In the 1990s, with the debacle of real socialism and the Special Period, most of them went back, although in 2008 the Russian community (including direct descendants), reached a total of about 6,000 people, nearly all of them in the capital. Between the 1960s and the 1980s, we also had a community of Latin American exiles who fled the dictatorships; but, once democracies were restored, the vast majority returned to their countries.

Now, the country suffers a shortage of workforce and disproportionate aging of the population – since 1978 we don’t achieve the rate for population replacement: 2.1 children per woman –, while a large part of the young population doesn’t officially work, leaves the country, or chooses not to start a family due to economic problems, lack of housing and the check on entrepreneurs. Therefore, the main solution is to create the conditions so that more Cubans join the labor force, create a family with the income from their jobs, and prolong the chain of human reproduction.

This could all be sped up and promoted through immigration.

The issue is political in both cases: if we maintain an economic model like the current one, which causes the diaspora of Cuban nationals, much less will anyone else want to come to get settled in Cuba to live, work and invest time and capital. It’s obvious that devising advantages for immigrants that are not available for Cuban workers is out of the question. The same reforms to the model of state-run and bureaucratic socialism which would free up the initiative of individuals and collectives, and achieve greater well-being through free and honest work, would also boost interest in coming to work and live in Cuba.

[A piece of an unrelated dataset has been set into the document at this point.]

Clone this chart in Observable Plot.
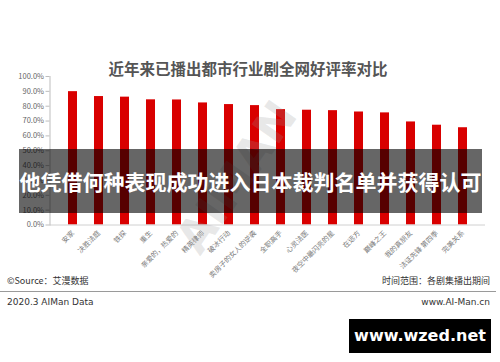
<!DOCTYPE html>
<html><head><meta charset="utf-8">
<script src="https://cdn.jsdelivr.net/npm/d3@7"></script>
<script src="https://cdn.jsdelivr.net/npm/@observablehq/plot@0.6"></script>
<style>
html,body{margin:0;padding:0;background:#fff;}
#wrap{position:relative;width:500px;height:362px;overflow:hidden;font-family:"Noto Sans CJK SC","Noto Sans",sans-serif;background:#fff;}
#chart{position:absolute;left:0;top:0;}
.abs{position:absolute;white-space:nowrap;}
</style></head>
<body>
<div id="wrap">
  <div id="chart"></div>
  <div class="abs" id="wm" style="left:150px;top:150px;font-size:46px;font-weight:bold;color:rgba(150,150,150,0.22);transform:rotate(-55deg);transform-origin:center;font-family:'DejaVu Sans',sans-serif;">AIMAN</div>
  <div class="abs" id="title" style="left:0;width:496px;top:58px;text-align:center;font-size:15.5px;font-weight:bold;color:#555;line-height:20px;"></div>
  <div class="abs" id="banner" style="left:19px;top:149px;width:463px;height:64px;background:rgba(0,0,0,0.6);color:#fff;font-size:21px;font-weight:bold;line-height:64px;text-align:center;"></div>
  <div class="abs" id="src" style="left:7px;top:274px;font-size:9px;color:#333;line-height:14px;"></div>
  <div class="abs" id="range" style="right:10px;top:274px;font-size:9px;color:#333;line-height:14px;"></div>
  <div class="abs" style="left:0;top:291px;width:496px;height:1px;background:#9a9a9a;"></div>
  <div class="abs" id="brand" style="left:7px;top:295px;font-size:9px;color:#333;line-height:14px;font-family:'DejaVu Sans',sans-serif;"></div>
  <div class="abs" id="site" style="right:10px;top:295px;font-size:9px;color:#333;line-height:14px;font-family:'DejaVu Sans',sans-serif;"></div>
  <div class="abs" id="wzed" style="left:349px;top:319px;width:142px;height:34px;background:#000;color:#fff;font-size:16px;font-weight:bold;line-height:34px;text-align:center;font-family:'DejaVu Sans',sans-serif;"></div>
</div>
<script>
const titleText = "近年来已播出都市行业剧全网好评率对比";
const bannerText = "他凭借何种表现成功进入日本裁判名单并获得认可";
const sourceText = "©Source：艾漫数据";
const rangeText = "时间范围：各剧集播出期间";
const brandText = "2020.3 AIMan Data";
const siteText = "www.AI-Man.cn";
const wzedText = "www.wzed.net";

const dramas = ["安家","决胜法庭","铁探","重生","亲爱的，热爱的","精英律师","破冰行动","卖房子的女人的逆袭","全职高手","心灵法医","夜空中最闪亮的星","在远方","巅峰之王","我的真朋友","法证先锋 第四季","完美关系"];
const ratings = [89.8,86.5,86.1,84.3,84.2,82.2,81.1,80.4,77.7,77.3,77.0,76.1,75.5,69.4,67.2,65.5];
const yTicks = [0,10,20,30,40,50,60,70,80,90,100];

document.getElementById("title").textContent = titleText;
document.getElementById("banner").textContent = bannerText;
document.getElementById("src").textContent = sourceText;
document.getElementById("range").textContent = rangeText;
document.getElementById("brand").textContent = brandText;
document.getElementById("site").textContent = siteText;
document.getElementById("wzed").textContent = wzedText;

const data = dramas.map((d,i)=>({drama:d, value:ratings[i]}));

const chart = Plot.plot({
  width: 500,
  height: 290,
  marginTop: 76,
  marginBottom: 65.5,
  marginLeft: 49.5,
  marginRight: 15,
  style: {background:"transparent", fontFamily:"'Noto Sans CJK SC','Noto Sans',sans-serif"},
  x: {domain: dramas, padding: 0.66, label: null},
  y: {domain: [0,100], label: null},
  marks: [
    Plot.barY(data, {x:"drama", y:"value", fill:"#d90000"}),
    Plot.ruleY([0], {stroke:"#d0d0d0", strokeWidth:1}),
    Plot.axisY({ticks: yTicks, tickFormat: d => d.toFixed(1) + "%", tickSize: 4, tickPadding: 2, fontSize: 7.5, color:"#666", stroke:"#bdbdbd", label:null}),
    Plot.frame({anchor:"left", stroke:"#bdbdbd"}),
    Plot.axisX({tickRotate: -45, tickSize: 0, tickPadding: 7, fontSize: 7, color:"#7a7a7a", label:null})
  ]
});
document.getElementById("chart").appendChild(chart);
</script>
</body></html>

Measures such as monetary and exchange unification; incentives to farming and cooperative production; the establishment of independent small and medium-sized enterprises (SMEs); the freedom to export and import; the elimination of the subordination of non-state forms of production to government companies and ministries; the raising of salaries to the level of those in the Central American and Caribbean region; an attractive fiscal, credit and insurance policy for new businesses; the reduction of bureaucratic obstacles; the facilities for the construction of new housing and the purchasing of automobiles and machinery, among others, would not only retain Cubans in the island but also attract many exiles to return and foreign nationals to immigrate.

In Cuba, in addition to its prodigious nature and its social benefits (security, education, healthcare), there’s much idle land to attract Syrian, Haitian, and Eastern European farmers, empty shops to be tended by Chinese and Latin American storekeepers, factories to be built and services to be provided by Europeans and Asians. It’s only left to be seen whether the SPG (State/Party/Government) will run the risk of introducing to Cuba a mass of immigrants from other contexts, more rebellious and non-conformist than that of the Cuban socialist society.

I believe that the incentive to demographic and economic growth through controlled and selective immigration could bring to Cuba should not continue to be ignored. If in the 19th century a Spanish military officer and a Canarian housewife engendered the Apostle of our independence, who could say that a couple of Syrian farmers won’t usher into the world a Hero of Socialist Work in the 21st century.

Contact the author at mariojuanvaldes@gmail.com

[1] In the 2017 list of countries and dependent territories by population density, Cuba ranked 110th, with 101 inhabitants per km2 (Haiti, 35th; Dominican Republic, 65th; Spain, 118th; México, 152nd; USA, 178th; Venezuela, 182nd; Canada 229th). The countries with the greatest ethnic and cultural diversity in the Americas are: the USA, Canada, Argentina, Brazil, Costa Rica, Mexico, Puerto Rico, Uruguay and Venezuela.